Task statement: Return the listing below unchanged, minus its pictures.

** Start **

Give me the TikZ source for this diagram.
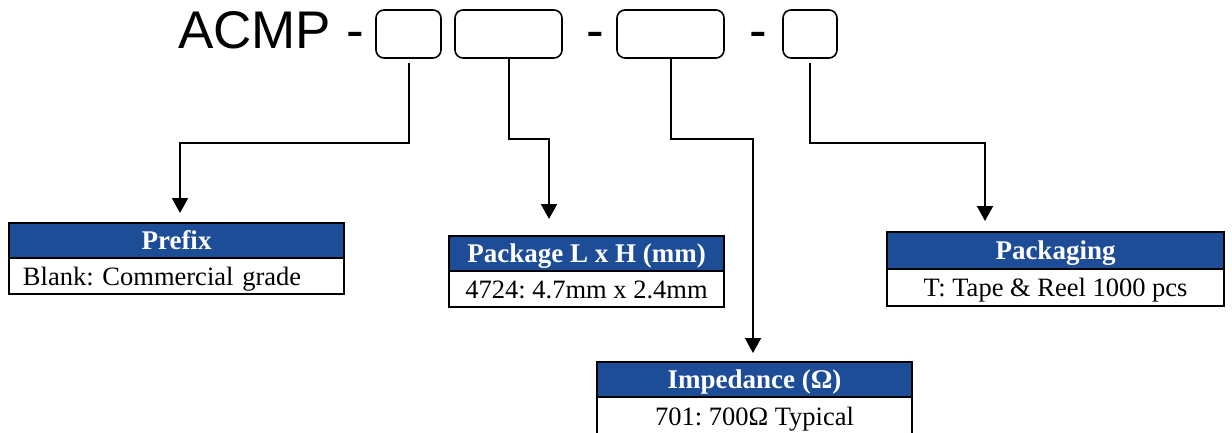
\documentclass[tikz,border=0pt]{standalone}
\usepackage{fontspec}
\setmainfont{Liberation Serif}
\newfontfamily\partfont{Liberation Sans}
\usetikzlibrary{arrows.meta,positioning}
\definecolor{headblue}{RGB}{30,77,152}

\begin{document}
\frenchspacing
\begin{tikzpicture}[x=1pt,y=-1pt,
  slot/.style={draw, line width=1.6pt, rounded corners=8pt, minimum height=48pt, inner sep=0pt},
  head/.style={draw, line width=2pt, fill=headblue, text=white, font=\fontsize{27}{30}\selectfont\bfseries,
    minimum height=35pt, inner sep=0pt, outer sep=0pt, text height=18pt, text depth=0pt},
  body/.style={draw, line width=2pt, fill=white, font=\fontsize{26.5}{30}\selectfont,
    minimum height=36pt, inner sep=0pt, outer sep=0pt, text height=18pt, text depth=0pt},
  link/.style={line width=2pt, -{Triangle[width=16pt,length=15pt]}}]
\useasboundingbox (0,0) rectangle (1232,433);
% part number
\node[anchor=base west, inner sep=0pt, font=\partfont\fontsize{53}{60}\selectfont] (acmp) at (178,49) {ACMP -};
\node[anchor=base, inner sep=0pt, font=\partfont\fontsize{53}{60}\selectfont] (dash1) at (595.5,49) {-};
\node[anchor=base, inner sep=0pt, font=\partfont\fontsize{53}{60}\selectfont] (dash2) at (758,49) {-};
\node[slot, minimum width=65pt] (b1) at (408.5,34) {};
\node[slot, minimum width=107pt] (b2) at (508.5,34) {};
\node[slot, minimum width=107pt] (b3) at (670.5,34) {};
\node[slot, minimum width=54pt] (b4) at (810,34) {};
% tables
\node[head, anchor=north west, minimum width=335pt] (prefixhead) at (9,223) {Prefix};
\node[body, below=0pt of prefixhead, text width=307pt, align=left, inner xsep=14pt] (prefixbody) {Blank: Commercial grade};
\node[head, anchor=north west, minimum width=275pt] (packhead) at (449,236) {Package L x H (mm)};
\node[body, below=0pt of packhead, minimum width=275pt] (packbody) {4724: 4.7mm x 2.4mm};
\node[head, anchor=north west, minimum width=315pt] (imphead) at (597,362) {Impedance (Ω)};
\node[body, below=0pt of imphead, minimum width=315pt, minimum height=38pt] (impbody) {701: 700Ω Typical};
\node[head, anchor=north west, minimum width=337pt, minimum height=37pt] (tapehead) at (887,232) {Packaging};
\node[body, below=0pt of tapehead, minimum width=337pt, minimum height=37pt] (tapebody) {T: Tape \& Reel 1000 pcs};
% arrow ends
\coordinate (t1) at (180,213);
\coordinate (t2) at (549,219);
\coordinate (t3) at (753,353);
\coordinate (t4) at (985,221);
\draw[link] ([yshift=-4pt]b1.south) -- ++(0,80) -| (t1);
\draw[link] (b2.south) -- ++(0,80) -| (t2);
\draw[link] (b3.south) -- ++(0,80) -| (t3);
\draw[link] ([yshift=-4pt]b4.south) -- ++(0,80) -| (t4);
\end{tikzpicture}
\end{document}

** End **

Task solution:
Give me the TikZ source for this diagram.
\documentclass[tikz,border=0pt]{standalone}
\usepackage{fontspec}
\setmainfont{Liberation Serif}
\newfontfamily\partfont{Liberation Sans}
\usetikzlibrary{arrows.meta,positioning}
\definecolor{headblue}{RGB}{30,77,152}

\begin{document}
\frenchspacing
\begin{tikzpicture}[x=1pt,y=-1pt,
  slot/.style={draw, line width=1.6pt, rounded corners=8pt, minimum height=48pt, inner sep=0pt},
  head/.style={draw, line width=2pt, fill=headblue, text=white, font=\fontsize{27}{30}\selectfont\bfseries,
    minimum height=35pt, inner sep=0pt, outer sep=0pt, text height=18pt, text depth=0pt},
  body/.style={draw, line width=2pt, fill=white, font=\fontsize{26.5}{30}\selectfont,
    minimum height=36pt, inner sep=0pt, outer sep=0pt, text height=18pt, text depth=0pt},
  link/.style={line width=2pt, -{Triangle[width=16pt,length=15pt]}}]
\useasboundingbox (0,0) rectangle (1232,433);
% part number
\node[anchor=base west, inner sep=0pt, font=\partfont\fontsize{53}{60}\selectfont] (acmp) at (178,49) {ACMP -};
\node[anchor=base, inner sep=0pt, font=\partfont\fontsize{53}{60}\selectfont] (dash1) at (595.5,49) {-};
\node[anchor=base, inner sep=0pt, font=\partfont\fontsize{53}{60}\selectfont] (dash2) at (758,49) {-};
\node[slot, minimum width=65pt] (b1) at (408.5,34) {};
\node[slot, minimum width=107pt] (b2) at (508.5,34) {};
\node[slot, minimum width=107pt] (b3) at (670.5,34) {};
\node[slot, minimum width=54pt] (b4) at (810,34) {};
% tables
\node[head, anchor=north west, minimum width=335pt] (prefixhead) at (9,223) {Prefix};
\node[body, below=0pt of prefixhead, text width=307pt, align=left, inner xsep=14pt] (prefixbody) {Blank: Commercial grade};
\node[head, anchor=north west, minimum width=275pt] (packhead) at (449,236) {Package L x H (mm)};
\node[body, below=0pt of packhead, minimum width=275pt] (packbody) {4724: 4.7mm x 2.4mm};
\node[head, anchor=north west, minimum width=315pt] (imphead) at (597,362) {Impedance (Ω)};
\node[body, below=0pt of imphead, minimum width=315pt, minimum height=38pt] (impbody) {701: 700Ω Typical};
\node[head, anchor=north west, minimum width=337pt, minimum height=37pt] (tapehead) at (887,232) {Packaging};
\node[body, below=0pt of tapehead, minimum width=337pt, minimum height=37pt] (tapebody) {T: Tape \& Reel 1000 pcs};
% arrow ends
\coordinate (t1) at (180,213);
\coordinate (t2) at (549,219);
\coordinate (t3) at (753,353);
\coordinate (t4) at (985,221);
\draw[link] ([yshift=-4pt]b1.south) -- ++(0,80) -| (t1);
\draw[link] (b2.south) -- ++(0,80) -| (t2);
\draw[link] (b3.south) -- ++(0,80) -| (t3);
\draw[link] ([yshift=-4pt]b4.south) -- ++(0,80) -| (t4);
\end{tikzpicture}
\end{document}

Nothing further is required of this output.